Separate out the lines that hold "with".
Start of Supplied information
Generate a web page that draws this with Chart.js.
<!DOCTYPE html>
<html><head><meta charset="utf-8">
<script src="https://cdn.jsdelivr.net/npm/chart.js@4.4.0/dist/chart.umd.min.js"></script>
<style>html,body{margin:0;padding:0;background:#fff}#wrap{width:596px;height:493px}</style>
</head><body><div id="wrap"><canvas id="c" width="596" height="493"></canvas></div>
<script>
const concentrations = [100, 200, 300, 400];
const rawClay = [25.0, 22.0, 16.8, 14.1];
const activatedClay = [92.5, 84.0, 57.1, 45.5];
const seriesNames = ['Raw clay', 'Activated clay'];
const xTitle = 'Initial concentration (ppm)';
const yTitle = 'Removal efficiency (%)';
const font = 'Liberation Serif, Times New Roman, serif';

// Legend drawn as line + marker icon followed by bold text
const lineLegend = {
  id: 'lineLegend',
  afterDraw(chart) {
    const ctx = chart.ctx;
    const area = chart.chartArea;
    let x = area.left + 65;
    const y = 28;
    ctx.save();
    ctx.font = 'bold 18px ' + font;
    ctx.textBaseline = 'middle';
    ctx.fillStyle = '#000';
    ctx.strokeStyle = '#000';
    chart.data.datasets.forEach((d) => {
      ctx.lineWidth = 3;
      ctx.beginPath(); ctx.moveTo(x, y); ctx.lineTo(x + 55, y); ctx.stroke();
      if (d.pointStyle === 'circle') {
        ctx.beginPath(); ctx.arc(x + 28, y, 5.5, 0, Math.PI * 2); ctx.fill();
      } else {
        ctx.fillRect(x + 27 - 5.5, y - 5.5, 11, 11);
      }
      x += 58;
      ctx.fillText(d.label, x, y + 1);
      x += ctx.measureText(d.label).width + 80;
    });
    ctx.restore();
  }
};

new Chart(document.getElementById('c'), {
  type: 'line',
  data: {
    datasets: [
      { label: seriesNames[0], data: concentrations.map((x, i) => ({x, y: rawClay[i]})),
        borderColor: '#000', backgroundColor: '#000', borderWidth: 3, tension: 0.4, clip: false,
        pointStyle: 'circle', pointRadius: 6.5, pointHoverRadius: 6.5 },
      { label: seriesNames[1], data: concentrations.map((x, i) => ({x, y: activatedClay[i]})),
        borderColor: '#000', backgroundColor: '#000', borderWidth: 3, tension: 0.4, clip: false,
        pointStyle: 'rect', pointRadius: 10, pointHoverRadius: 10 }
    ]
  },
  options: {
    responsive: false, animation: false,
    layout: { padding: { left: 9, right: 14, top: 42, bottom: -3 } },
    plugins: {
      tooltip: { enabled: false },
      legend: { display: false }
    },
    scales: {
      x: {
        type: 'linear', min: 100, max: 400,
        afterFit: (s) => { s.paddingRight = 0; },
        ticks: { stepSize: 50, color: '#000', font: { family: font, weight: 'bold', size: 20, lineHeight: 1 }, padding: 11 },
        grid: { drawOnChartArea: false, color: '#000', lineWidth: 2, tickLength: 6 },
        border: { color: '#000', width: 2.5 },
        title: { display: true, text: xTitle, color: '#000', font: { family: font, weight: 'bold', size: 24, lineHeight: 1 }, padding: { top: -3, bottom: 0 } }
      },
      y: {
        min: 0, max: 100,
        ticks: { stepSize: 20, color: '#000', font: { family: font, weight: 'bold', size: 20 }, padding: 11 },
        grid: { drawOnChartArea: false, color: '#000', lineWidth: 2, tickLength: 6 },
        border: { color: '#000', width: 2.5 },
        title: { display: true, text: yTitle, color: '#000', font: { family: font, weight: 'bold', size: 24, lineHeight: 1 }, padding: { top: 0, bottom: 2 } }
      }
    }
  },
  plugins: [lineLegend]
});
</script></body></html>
End of Supplied information
Start of Supplied information
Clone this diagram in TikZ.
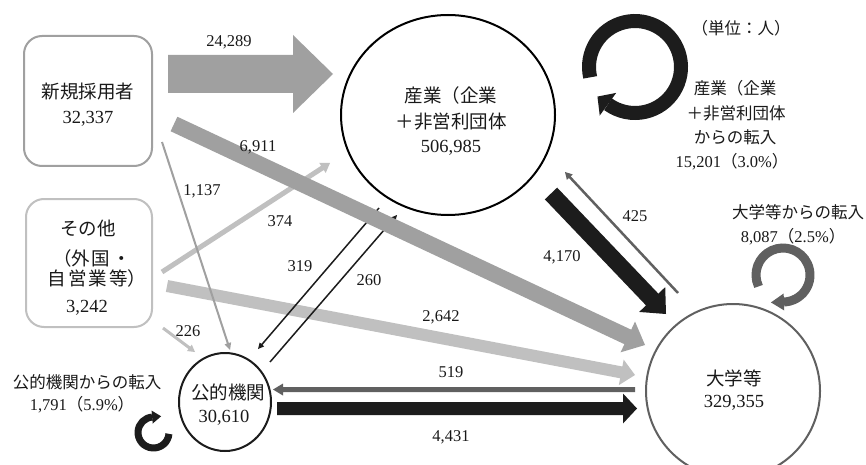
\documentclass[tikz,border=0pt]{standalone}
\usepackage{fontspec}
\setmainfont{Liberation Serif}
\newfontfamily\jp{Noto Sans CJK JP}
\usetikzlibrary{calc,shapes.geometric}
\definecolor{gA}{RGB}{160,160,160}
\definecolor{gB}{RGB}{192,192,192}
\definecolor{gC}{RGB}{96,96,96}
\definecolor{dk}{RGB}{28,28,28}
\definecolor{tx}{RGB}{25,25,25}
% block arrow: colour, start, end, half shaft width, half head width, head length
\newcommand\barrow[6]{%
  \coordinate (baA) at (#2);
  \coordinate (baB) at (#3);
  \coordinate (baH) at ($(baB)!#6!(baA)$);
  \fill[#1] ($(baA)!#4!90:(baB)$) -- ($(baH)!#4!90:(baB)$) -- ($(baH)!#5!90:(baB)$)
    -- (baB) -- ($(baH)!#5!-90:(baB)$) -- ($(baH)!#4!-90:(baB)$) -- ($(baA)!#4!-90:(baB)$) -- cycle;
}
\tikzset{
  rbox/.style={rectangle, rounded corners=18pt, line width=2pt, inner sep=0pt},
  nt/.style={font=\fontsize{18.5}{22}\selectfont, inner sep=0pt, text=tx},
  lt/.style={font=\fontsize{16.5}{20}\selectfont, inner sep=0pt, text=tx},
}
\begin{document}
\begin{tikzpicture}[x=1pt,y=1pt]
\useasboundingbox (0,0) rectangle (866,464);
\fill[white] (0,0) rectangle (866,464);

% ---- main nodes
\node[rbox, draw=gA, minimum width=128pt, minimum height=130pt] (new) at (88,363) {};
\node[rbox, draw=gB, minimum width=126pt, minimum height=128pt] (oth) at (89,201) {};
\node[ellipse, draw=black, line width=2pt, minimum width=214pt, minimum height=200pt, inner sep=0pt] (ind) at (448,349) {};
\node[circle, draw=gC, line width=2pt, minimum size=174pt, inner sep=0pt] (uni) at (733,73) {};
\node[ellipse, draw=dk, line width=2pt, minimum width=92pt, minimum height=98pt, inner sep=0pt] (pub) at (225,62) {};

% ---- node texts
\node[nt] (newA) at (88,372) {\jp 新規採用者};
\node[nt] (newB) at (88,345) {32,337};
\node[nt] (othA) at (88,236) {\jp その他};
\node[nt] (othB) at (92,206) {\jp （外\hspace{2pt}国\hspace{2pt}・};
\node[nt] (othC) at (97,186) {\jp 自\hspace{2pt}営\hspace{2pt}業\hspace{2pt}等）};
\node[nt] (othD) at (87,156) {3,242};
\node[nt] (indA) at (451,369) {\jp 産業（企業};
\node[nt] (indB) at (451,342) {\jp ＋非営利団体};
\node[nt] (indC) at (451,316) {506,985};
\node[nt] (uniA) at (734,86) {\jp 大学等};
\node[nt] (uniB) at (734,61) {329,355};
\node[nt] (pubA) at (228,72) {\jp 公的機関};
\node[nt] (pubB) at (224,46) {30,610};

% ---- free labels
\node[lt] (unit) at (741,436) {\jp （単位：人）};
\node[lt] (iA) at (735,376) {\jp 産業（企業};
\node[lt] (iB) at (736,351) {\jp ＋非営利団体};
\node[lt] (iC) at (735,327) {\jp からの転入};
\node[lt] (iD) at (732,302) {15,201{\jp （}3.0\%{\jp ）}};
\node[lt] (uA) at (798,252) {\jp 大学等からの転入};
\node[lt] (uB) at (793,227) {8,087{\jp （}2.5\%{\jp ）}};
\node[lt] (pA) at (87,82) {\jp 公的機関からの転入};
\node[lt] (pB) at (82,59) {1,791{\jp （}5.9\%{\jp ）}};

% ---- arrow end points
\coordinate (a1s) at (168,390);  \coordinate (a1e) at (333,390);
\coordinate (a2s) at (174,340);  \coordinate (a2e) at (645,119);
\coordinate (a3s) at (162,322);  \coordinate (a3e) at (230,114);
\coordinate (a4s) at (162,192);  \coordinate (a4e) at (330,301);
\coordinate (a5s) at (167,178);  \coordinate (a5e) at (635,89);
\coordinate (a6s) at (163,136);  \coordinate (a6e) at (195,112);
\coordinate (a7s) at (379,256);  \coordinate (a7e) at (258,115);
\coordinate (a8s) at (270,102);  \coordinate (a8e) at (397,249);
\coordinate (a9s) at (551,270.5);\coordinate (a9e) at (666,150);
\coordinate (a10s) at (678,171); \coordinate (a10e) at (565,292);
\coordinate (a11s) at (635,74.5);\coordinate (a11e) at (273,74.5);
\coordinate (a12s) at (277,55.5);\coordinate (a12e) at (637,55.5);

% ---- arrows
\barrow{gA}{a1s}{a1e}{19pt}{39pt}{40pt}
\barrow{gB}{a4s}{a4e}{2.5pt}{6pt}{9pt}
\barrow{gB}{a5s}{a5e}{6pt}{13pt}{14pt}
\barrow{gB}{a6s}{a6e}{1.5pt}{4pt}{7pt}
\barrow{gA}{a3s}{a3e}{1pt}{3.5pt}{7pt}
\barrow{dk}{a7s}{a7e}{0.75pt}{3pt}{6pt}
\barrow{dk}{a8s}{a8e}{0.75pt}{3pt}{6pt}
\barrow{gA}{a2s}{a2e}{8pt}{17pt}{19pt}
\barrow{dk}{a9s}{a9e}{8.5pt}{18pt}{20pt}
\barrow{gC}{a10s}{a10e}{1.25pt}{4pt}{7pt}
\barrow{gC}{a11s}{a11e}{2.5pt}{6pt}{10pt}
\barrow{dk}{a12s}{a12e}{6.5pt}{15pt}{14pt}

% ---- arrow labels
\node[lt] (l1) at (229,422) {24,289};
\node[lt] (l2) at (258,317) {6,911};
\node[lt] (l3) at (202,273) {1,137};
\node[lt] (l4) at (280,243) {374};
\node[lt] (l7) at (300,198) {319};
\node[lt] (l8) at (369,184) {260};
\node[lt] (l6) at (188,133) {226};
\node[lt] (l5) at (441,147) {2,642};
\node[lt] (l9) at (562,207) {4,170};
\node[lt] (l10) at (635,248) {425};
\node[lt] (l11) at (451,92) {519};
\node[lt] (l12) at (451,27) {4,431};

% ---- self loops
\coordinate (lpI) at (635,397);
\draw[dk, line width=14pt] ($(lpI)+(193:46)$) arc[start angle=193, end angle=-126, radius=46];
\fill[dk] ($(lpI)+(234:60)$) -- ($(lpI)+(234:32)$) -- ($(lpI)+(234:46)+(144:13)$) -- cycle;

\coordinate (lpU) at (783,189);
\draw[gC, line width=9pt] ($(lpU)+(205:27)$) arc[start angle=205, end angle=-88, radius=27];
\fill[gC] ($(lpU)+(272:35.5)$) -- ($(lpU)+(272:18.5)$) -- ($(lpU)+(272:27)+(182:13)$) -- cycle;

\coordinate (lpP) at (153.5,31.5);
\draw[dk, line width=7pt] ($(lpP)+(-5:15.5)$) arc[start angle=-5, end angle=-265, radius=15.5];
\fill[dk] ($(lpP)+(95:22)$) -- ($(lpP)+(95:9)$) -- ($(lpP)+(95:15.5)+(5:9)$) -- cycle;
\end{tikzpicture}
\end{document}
End of Supplied information
Start of Supplied information
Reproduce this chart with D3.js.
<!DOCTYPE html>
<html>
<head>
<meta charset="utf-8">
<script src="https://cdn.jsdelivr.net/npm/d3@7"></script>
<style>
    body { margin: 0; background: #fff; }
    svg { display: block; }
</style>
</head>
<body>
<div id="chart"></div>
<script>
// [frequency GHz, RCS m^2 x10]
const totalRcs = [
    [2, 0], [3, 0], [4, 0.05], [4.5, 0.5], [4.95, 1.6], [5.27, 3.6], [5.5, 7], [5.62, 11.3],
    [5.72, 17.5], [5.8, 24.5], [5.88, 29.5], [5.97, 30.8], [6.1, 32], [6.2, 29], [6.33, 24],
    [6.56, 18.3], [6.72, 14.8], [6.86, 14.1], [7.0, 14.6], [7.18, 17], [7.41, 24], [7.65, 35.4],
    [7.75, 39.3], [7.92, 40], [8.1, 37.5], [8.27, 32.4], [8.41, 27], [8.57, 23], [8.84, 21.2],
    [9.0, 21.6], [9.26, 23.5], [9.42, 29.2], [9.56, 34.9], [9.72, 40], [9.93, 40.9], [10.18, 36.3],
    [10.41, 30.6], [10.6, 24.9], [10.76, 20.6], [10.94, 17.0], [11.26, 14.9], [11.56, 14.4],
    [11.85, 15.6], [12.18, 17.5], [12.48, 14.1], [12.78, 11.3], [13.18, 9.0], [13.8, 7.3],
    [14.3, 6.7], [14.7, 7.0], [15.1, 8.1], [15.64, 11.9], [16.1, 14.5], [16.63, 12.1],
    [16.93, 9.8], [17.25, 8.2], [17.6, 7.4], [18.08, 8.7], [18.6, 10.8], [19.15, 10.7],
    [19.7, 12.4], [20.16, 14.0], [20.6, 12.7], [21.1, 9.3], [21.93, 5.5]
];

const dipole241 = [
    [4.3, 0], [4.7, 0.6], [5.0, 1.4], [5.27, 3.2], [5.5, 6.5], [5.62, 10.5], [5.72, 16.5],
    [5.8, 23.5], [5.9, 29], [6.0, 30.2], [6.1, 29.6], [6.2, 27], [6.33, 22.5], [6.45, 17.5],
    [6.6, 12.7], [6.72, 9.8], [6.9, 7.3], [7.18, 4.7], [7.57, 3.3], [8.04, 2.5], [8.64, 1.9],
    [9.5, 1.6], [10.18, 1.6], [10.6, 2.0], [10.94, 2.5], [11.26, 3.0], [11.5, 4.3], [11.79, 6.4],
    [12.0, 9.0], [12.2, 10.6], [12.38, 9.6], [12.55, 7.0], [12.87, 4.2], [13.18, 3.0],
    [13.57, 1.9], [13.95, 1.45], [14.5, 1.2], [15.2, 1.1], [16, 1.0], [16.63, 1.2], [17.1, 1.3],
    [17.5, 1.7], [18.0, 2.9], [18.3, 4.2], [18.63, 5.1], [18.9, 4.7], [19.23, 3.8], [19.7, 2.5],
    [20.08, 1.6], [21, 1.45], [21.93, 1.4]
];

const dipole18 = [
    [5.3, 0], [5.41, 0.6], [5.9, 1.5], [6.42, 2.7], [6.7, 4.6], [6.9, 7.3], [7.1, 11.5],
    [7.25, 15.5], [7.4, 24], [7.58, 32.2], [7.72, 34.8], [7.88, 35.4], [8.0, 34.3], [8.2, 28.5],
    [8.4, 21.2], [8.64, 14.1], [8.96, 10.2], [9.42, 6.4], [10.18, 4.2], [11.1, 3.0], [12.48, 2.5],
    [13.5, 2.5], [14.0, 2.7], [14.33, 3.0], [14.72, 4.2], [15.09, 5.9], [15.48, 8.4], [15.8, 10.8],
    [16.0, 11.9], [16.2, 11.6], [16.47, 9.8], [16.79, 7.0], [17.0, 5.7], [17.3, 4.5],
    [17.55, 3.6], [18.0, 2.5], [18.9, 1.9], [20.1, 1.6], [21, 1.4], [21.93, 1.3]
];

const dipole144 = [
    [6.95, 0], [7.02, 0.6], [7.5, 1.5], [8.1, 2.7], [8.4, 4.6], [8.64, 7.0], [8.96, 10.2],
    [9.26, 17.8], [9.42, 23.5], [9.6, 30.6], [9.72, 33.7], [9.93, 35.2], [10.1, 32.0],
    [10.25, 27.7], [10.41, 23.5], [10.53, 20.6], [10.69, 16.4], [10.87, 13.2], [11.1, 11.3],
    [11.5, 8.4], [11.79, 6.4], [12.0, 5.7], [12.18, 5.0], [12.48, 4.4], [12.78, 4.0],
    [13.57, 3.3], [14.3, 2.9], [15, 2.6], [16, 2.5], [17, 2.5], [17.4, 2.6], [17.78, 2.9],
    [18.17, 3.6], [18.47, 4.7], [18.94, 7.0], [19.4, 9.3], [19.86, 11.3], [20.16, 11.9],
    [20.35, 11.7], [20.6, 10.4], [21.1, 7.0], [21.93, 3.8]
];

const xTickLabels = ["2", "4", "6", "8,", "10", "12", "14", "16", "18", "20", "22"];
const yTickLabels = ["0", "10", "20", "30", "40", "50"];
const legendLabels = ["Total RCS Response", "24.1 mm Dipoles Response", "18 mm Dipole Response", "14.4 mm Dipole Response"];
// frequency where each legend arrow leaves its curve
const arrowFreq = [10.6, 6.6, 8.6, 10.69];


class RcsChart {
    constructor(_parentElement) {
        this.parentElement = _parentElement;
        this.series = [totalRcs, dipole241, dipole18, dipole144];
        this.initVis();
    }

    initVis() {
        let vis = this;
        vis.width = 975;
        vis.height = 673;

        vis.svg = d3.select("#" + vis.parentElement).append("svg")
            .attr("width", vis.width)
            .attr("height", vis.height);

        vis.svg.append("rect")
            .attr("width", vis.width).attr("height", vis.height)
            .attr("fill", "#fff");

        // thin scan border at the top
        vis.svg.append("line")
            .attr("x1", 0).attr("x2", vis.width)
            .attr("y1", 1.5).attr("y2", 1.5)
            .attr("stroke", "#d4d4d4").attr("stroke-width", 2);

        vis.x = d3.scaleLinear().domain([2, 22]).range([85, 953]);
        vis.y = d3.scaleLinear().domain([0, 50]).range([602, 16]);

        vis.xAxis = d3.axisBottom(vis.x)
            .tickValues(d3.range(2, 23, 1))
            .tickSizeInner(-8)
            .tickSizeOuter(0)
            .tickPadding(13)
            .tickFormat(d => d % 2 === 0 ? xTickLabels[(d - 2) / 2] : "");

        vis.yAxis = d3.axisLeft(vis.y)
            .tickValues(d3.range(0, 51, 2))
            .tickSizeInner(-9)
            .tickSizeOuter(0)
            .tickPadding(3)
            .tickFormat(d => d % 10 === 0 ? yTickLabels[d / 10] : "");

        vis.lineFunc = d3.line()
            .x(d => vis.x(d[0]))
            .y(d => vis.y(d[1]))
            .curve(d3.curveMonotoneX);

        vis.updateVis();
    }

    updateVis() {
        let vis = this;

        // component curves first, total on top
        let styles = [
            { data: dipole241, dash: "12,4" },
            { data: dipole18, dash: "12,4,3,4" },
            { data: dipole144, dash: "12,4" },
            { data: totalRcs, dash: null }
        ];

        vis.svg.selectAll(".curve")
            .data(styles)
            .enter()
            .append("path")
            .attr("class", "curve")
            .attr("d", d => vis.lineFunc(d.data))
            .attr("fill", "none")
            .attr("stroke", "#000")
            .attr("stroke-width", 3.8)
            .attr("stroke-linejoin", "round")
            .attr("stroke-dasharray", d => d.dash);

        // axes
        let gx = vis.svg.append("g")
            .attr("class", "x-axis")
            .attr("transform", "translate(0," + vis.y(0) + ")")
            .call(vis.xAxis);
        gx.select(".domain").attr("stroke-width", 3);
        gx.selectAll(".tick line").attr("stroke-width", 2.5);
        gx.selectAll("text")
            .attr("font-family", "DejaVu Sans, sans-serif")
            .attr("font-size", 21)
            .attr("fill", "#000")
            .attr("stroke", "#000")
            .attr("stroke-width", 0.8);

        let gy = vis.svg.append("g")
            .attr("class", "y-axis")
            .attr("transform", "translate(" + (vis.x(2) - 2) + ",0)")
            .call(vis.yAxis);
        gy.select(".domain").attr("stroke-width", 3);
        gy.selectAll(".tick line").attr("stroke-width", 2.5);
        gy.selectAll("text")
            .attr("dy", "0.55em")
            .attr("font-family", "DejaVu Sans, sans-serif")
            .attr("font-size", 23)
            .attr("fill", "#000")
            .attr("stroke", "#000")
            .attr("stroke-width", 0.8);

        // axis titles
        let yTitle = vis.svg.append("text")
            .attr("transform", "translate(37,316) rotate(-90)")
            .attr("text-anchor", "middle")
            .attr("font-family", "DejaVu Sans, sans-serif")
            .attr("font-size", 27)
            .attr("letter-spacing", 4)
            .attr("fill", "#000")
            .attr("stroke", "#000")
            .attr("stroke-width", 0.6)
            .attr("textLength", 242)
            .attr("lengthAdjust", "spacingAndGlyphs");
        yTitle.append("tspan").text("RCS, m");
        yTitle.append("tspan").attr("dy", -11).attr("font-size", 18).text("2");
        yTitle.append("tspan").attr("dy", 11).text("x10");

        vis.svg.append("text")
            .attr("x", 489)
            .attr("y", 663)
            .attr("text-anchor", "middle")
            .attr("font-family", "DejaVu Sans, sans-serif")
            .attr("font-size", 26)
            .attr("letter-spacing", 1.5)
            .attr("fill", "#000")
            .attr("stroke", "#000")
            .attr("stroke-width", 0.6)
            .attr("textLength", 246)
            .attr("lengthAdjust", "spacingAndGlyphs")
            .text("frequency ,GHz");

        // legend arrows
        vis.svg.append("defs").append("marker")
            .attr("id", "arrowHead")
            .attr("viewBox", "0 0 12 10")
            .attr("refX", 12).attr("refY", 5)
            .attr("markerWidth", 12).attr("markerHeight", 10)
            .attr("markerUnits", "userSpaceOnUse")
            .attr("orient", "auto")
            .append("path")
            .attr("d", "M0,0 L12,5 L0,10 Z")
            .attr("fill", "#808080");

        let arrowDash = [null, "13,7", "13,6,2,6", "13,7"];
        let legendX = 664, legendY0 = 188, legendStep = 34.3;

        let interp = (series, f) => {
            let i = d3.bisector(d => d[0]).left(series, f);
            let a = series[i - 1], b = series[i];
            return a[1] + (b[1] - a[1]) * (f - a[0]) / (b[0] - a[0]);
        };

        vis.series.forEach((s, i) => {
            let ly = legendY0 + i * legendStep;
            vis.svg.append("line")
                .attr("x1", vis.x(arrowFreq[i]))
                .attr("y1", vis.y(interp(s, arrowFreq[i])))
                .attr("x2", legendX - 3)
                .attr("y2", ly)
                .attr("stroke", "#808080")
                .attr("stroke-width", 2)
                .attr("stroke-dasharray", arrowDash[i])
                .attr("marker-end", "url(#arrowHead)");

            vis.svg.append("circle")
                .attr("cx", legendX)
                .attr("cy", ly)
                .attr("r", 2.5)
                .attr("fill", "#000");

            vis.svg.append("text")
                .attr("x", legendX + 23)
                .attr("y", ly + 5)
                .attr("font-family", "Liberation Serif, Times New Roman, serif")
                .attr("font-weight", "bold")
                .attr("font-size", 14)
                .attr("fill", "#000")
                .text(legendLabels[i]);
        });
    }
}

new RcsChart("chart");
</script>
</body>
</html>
End of Supplied information
Answer to this exercise:
Generate a web page that draws this with Chart.js.
Reproduce this chart with D3.js.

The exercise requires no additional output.